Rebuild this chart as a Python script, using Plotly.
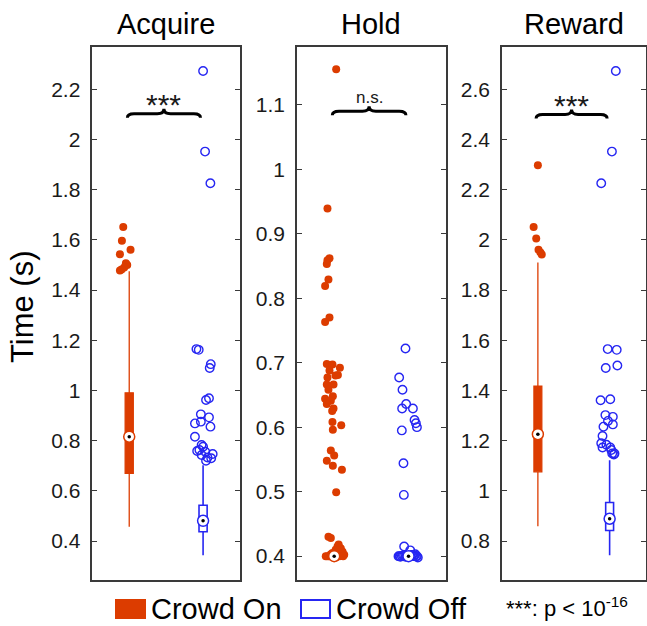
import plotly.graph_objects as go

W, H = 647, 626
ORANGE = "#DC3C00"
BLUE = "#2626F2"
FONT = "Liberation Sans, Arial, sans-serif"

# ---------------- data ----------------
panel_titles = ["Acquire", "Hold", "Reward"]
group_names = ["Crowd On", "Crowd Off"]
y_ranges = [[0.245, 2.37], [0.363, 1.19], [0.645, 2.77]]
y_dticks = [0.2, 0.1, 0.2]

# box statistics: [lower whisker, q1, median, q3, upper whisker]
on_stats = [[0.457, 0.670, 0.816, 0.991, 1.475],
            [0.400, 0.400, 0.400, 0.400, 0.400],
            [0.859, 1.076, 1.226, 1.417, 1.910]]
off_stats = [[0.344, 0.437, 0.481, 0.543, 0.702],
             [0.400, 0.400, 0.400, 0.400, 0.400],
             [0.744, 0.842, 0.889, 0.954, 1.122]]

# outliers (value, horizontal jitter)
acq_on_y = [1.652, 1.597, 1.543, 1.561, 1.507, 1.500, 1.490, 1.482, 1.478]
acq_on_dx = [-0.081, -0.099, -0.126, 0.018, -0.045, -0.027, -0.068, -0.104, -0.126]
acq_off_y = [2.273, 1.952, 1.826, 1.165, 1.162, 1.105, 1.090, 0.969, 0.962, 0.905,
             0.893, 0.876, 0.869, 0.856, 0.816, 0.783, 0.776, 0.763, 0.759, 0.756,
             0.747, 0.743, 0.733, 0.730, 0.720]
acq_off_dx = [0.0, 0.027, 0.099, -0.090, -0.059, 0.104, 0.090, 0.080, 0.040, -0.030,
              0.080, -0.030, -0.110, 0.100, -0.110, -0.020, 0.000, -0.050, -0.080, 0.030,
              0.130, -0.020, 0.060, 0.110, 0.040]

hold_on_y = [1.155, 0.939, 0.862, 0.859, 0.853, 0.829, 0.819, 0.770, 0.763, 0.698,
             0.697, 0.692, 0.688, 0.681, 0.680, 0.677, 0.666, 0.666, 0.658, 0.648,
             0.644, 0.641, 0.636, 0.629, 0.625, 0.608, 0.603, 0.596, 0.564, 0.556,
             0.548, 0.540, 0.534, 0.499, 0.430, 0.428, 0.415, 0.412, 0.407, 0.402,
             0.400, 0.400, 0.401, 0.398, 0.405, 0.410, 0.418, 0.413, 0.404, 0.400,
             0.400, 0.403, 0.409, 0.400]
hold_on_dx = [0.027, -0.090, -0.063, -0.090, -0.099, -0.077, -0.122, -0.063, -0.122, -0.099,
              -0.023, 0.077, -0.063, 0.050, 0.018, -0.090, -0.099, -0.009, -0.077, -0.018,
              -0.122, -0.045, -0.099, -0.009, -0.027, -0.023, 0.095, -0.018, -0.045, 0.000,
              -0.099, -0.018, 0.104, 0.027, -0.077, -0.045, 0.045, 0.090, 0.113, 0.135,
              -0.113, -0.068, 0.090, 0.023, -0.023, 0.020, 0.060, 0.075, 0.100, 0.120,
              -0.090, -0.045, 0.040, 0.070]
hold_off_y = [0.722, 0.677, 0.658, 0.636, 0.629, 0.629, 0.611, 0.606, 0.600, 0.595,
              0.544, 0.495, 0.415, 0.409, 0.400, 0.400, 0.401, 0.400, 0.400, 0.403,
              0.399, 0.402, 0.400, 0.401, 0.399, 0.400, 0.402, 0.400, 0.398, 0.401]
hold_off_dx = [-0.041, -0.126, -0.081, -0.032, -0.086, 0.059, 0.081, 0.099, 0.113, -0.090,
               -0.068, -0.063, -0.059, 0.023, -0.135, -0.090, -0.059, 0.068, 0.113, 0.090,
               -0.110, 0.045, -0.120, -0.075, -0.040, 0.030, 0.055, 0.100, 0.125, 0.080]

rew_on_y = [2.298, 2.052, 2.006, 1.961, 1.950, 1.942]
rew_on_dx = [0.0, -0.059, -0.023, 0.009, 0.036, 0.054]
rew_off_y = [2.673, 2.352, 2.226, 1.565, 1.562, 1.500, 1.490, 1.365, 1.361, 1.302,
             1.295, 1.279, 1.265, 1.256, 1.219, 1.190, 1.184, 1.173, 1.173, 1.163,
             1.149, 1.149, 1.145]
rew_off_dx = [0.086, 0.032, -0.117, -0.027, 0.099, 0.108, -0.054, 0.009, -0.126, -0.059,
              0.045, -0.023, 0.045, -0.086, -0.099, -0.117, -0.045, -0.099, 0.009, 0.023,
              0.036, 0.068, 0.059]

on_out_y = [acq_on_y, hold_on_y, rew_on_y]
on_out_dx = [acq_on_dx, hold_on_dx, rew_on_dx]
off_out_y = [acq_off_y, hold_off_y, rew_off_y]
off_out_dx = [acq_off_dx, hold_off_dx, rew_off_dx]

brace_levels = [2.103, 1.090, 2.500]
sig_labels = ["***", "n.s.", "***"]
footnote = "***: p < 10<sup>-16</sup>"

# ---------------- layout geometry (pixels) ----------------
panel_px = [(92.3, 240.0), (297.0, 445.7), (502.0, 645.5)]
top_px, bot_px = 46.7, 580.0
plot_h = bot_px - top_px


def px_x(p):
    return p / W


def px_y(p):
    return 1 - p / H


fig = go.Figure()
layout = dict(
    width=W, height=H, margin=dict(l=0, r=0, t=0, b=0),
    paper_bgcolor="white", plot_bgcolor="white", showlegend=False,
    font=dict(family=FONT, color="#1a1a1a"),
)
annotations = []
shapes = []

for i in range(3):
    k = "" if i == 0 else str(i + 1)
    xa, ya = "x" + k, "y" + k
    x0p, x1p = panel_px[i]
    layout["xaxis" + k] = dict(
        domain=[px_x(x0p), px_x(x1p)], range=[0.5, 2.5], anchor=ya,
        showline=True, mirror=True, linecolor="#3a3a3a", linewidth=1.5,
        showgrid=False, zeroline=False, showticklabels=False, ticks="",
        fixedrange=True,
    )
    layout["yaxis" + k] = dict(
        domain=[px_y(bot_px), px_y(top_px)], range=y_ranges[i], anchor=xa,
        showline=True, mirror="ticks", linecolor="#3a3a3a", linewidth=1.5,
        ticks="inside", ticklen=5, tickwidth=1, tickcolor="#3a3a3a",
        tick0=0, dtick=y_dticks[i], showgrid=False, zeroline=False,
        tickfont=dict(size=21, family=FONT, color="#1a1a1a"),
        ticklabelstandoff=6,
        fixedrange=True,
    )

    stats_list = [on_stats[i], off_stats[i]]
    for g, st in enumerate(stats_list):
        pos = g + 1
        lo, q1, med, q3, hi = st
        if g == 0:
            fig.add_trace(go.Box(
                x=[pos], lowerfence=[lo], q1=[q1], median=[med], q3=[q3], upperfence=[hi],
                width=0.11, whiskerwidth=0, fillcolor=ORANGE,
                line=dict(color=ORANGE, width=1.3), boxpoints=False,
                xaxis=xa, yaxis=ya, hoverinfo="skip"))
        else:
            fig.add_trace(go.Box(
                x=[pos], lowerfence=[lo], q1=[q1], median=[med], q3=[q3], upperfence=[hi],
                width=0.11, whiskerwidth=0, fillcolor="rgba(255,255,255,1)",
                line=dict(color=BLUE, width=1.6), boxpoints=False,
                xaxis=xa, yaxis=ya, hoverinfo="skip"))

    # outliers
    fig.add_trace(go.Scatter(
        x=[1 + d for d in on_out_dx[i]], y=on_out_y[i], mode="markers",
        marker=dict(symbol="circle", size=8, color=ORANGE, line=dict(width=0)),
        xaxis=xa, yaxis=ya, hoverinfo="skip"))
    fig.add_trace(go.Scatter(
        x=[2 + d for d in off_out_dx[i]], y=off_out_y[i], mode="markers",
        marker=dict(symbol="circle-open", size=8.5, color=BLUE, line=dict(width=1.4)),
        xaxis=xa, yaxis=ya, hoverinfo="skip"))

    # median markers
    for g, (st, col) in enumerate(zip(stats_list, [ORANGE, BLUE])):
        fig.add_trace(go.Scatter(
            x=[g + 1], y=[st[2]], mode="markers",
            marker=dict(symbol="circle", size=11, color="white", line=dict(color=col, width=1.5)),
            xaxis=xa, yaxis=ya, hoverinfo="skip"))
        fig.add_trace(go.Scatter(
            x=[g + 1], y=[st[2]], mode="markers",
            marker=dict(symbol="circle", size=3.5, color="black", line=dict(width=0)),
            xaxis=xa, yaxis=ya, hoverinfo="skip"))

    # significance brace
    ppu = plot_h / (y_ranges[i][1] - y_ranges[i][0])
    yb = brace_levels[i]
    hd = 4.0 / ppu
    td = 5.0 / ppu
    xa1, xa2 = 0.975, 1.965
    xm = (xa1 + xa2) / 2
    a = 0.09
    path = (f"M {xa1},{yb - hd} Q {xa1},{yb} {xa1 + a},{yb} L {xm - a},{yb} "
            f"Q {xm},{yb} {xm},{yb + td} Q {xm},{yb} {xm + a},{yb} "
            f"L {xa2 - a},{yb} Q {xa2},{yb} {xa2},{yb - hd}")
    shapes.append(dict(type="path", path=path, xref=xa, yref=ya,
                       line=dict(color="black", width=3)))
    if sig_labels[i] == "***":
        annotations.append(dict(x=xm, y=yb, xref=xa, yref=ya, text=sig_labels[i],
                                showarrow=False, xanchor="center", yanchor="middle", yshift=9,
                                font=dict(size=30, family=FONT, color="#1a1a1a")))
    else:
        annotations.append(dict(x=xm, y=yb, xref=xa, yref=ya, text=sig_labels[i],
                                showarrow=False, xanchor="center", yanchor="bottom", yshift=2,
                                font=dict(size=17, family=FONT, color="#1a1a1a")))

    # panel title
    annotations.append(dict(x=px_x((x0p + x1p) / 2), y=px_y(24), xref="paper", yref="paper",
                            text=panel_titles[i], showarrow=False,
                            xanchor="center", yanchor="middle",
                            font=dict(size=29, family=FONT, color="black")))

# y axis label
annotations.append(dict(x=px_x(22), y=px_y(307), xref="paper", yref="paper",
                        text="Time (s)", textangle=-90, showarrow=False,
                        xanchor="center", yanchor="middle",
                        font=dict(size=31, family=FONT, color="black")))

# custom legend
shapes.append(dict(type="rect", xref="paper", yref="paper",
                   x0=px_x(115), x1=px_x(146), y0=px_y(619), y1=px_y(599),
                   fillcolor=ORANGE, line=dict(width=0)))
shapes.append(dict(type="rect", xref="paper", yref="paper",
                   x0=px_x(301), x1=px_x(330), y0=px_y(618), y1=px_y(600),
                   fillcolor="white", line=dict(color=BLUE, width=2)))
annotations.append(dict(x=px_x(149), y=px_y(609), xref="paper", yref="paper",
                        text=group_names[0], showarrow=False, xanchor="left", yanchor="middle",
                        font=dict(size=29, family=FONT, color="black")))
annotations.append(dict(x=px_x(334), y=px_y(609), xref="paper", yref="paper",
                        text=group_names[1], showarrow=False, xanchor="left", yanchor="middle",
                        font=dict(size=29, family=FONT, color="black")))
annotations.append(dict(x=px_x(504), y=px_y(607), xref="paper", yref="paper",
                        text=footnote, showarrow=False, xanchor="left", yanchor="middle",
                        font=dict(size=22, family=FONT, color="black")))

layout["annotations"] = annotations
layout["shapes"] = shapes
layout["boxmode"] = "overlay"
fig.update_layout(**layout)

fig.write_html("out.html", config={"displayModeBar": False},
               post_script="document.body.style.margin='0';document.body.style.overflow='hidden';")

* _To do_: Starting at the first line of the material, output exactly the lines up to and including the one with "0.130, -0.020, 0.060, 0.110, 0.040]". Do not include the pictures.

* _Response to this exercise_:
Rebuild this chart as a Python script, using Plotly.
import plotly.graph_objects as go

W, H = 647, 626
ORANGE = "#DC3C00"
BLUE = "#2626F2"
FONT = "Liberation Sans, Arial, sans-serif"

# ---------------- data ----------------
panel_titles = ["Acquire", "Hold", "Reward"]
group_names = ["Crowd On", "Crowd Off"]
y_ranges = [[0.245, 2.37], [0.363, 1.19], [0.645, 2.77]]
y_dticks = [0.2, 0.1, 0.2]

# box statistics: [lower whisker, q1, median, q3, upper whisker]
on_stats = [[0.457, 0.670, 0.816, 0.991, 1.475],
            [0.400, 0.400, 0.400, 0.400, 0.400],
            [0.859, 1.076, 1.226, 1.417, 1.910]]
off_stats = [[0.344, 0.437, 0.481, 0.543, 0.702],
             [0.400, 0.400, 0.400, 0.400, 0.400],
             [0.744, 0.842, 0.889, 0.954, 1.122]]

# outliers (value, horizontal jitter)
acq_on_y = [1.652, 1.597, 1.543, 1.561, 1.507, 1.500, 1.490, 1.482, 1.478]
acq_on_dx = [-0.081, -0.099, -0.126, 0.018, -0.045, -0.027, -0.068, -0.104, -0.126]
acq_off_y = [2.273, 1.952, 1.826, 1.165, 1.162, 1.105, 1.090, 0.969, 0.962, 0.905,
             0.893, 0.876, 0.869, 0.856, 0.816, 0.783, 0.776, 0.763, 0.759, 0.756,
             0.747, 0.743, 0.733, 0.730, 0.720]
acq_off_dx = [0.0, 0.027, 0.099, -0.090, -0.059, 0.104, 0.090, 0.080, 0.040, -0.030,
              0.080, -0.030, -0.110, 0.100, -0.110, -0.020, 0.000, -0.050, -0.080, 0.030,
              0.130, -0.020, 0.060, 0.110, 0.040]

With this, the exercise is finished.